Wellcome Trust/Merck Venture Now Enters Phase II With Heat-Stable Rotavirus Vaccine Candidate

It is hard to overstate the importance of having a vaccine that is heat-stable and lyophilized (in a powdered form, for transport), in the developing world. Getting sterile water to re-constitute the vaccine — on the ground, at point of delivery, is far easier than perserving refrigeration for finished dosing vials — in these mostly remote and often tropical climates.

As the WHO map at right indicates, rotovirus is a vast burden (especially among toddlers) in India, and Africa. One of the chief barriers to safe and effective administration of the current vaccine stock is the need to refrigerate the vaccine — all the way to delivery. As many a prior viral epidemic has taught us, maintaining refrigeration of a liquid vaccine stock, in Sub-Saharan Africa, or in southern India — all the way to point of delivery — is a highly daunting endeavor. This portends a game-changing moment, then.

This Hilleman Labs venture, with MSD (that’s “our” Merck’s non-North American arm) and the Brits’ Wellcome Trust — is potentially a huge leap ahead, in preventing rotavirus in the developing world. Still a fair stretch to go yet — but here is a bit from the press release, overnight:

“. . . .Since beginning our collaboration with Hilleman Laboratories, we have been closely monitoring the development of both the rotavirus and cholera vaccines. We are now thrilled to get an opportunity to translate research into preventable treatment. . . .”
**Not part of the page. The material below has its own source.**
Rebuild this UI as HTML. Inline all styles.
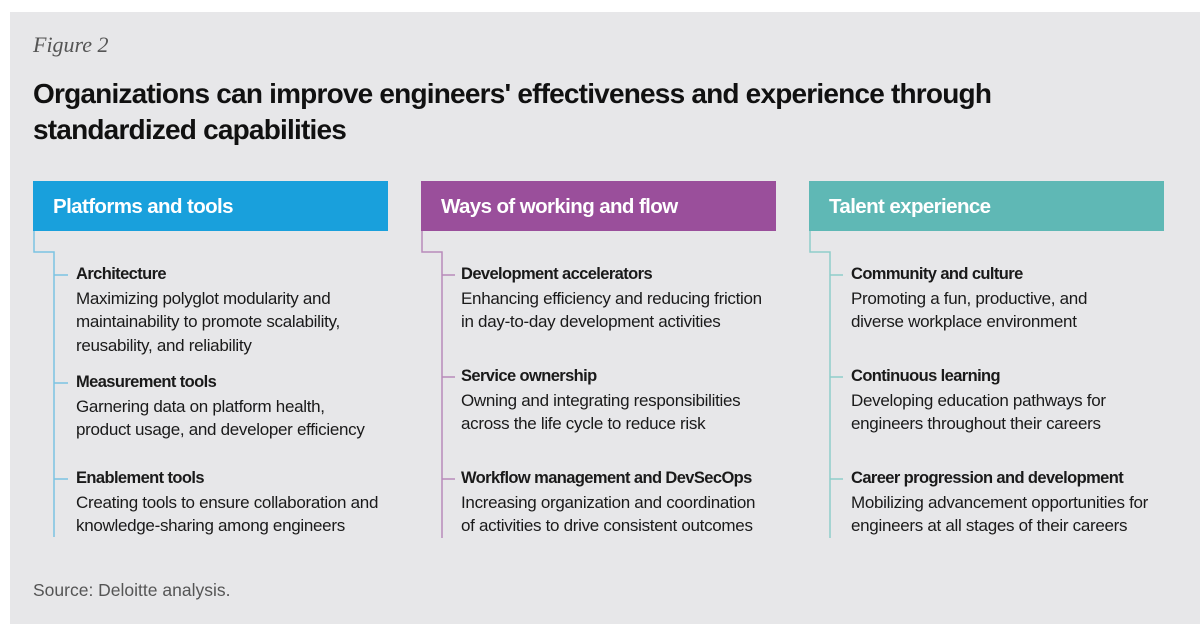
<!DOCTYPE html>
<html><head><meta charset="utf-8"><style>
body{margin:0;width:1200px;height:642px;background:#fff;position:relative;overflow:hidden;font-family:"Liberation Sans",sans-serif;color:#1a1a1a}
.panel{position:absolute;left:10px;top:12px;width:1190px;height:612px;background:#e7e7e9}
.a{position:absolute;white-space:nowrap}
.fig{left:33px;top:32px;font-family:"Liberation Serif",serif;font-style:italic;font-size:22px;color:#555}
.title{left:33px;top:76px;font-weight:bold;font-size:28px;line-height:36px;color:#111;letter-spacing:-0.8px}
.hdr{position:absolute;top:181px;height:50px;width:355px;color:#fff;font-weight:bold;font-size:20.5px;line-height:52px;box-sizing:border-box;padding-left:20px;letter-spacing:-0.6px}
.item{position:absolute;font-size:17px;line-height:23.5px;white-space:nowrap;letter-spacing:-0.3px}
.item b{display:block;font-size:16.5px;letter-spacing:-0.6px}
.src{left:33px;top:580px;font-size:17.5px;color:#555}
</style></head><body>
<div class="panel"></div>
<div class="a fig">Figure 2</div>
<div class="a title">Organizations can improve engineers' effectiveness and experience through<br>standardized capabilities</div>

<div class="hdr" style="left:33px;background:#19a0dc">Platforms and tools</div>
<div class="hdr" style="left:421px;background:#9a4f9b">Ways of working and flow</div>
<div class="hdr" style="left:809px;background:#5fb8b5">Talent experience</div>

<svg width="1200" height="642" style="position:absolute;left:0;top:0" fill="none" stroke-width="1.5">
<g stroke="#7cc4e2">
<path d="M34 231V252H54V537M54 275H68M54 383H68M54 479H68"/>
</g>
<g stroke="#b98bbb">
<path d="M422 231V252H442V538M442 275H455M442 377H455M442 479H455"/>
</g>
<g stroke="#8fcdca">
<path d="M810 231V252H830V538M830 275H843M830 377H843M830 479H843"/>
</g>
</svg>

<div class="item" style="left:76px;top:263px"><b>Architecture</b>Maximizing polyglot modularity and<br>maintainability to promote scalability,<br>reusability, and reliability</div>
<div class="item" style="left:76px;top:371px"><b>Measurement tools</b>Garnering data on platform health,<br>product usage, and developer efficiency</div>
<div class="item" style="left:76px;top:467px"><b>Enablement tools</b>Creating tools to ensure collaboration and<br>knowledge-sharing among engineers</div>

<div class="item" style="left:461px;top:263px"><b>Development accelerators</b>Enhancing efficiency and reducing friction<br>in day-to-day development activities</div>
<div class="item" style="left:461px;top:365px"><b>Service ownership</b>Owning and integrating responsibilities<br>across the life cycle to reduce risk</div>
<div class="item" style="left:461px;top:467px"><b>Workflow management and DevSecOps</b>Increasing organization and coordination<br>of activities to drive consistent outcomes</div>

<div class="item" style="left:851px;top:263px"><b>Community and culture</b>Promoting a fun, productive, and<br>diverse workplace environment</div>
<div class="item" style="left:851px;top:365px"><b>Continuous learning</b>Developing education pathways for<br>engineers throughout their careers</div>
<div class="item" style="left:851px;top:467px"><b>Career progression and development</b>Mobilizing advancement opportunities for<br>engineers at all stages of their careers</div>

<div class="a src">Source: Deloitte analysis.</div>
</body></html>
Lauding the Indian government’s efforts to reduce child mortality by including rotavirus vaccines under the Universal Immunisation Programme, Dr. Gill added, “This is a welcome step taken by the government of India. However, high dependence on cold-chain for vaccine preservation, is a major gap in the delivery system. With our heat-stable rotavirus vaccine, we aim to further support the government’s efforts of expanding coverage and reducing child mortality. . . .”

Rotavirus is the leading cause of severe diarrhea and death among children less than 5 years of age, 90 per cent of these deaths occur in developing countries. According to the ministry of health and family welfare, nearly 80,000 to 100,000 children in India die annually due to rotavirus diarrhea while nearly 900,000 children are admitted to hospitals with severe diarrhea. . . .

And so, as I write this morning, I have upper-most in my mind these children — millions of them — who will live on, if and when this new vaccine becomes available, globally — at an affordable price point. And that is the goal of this venture. Kudos, anew — to Kenilworth. And I am. . . smiling.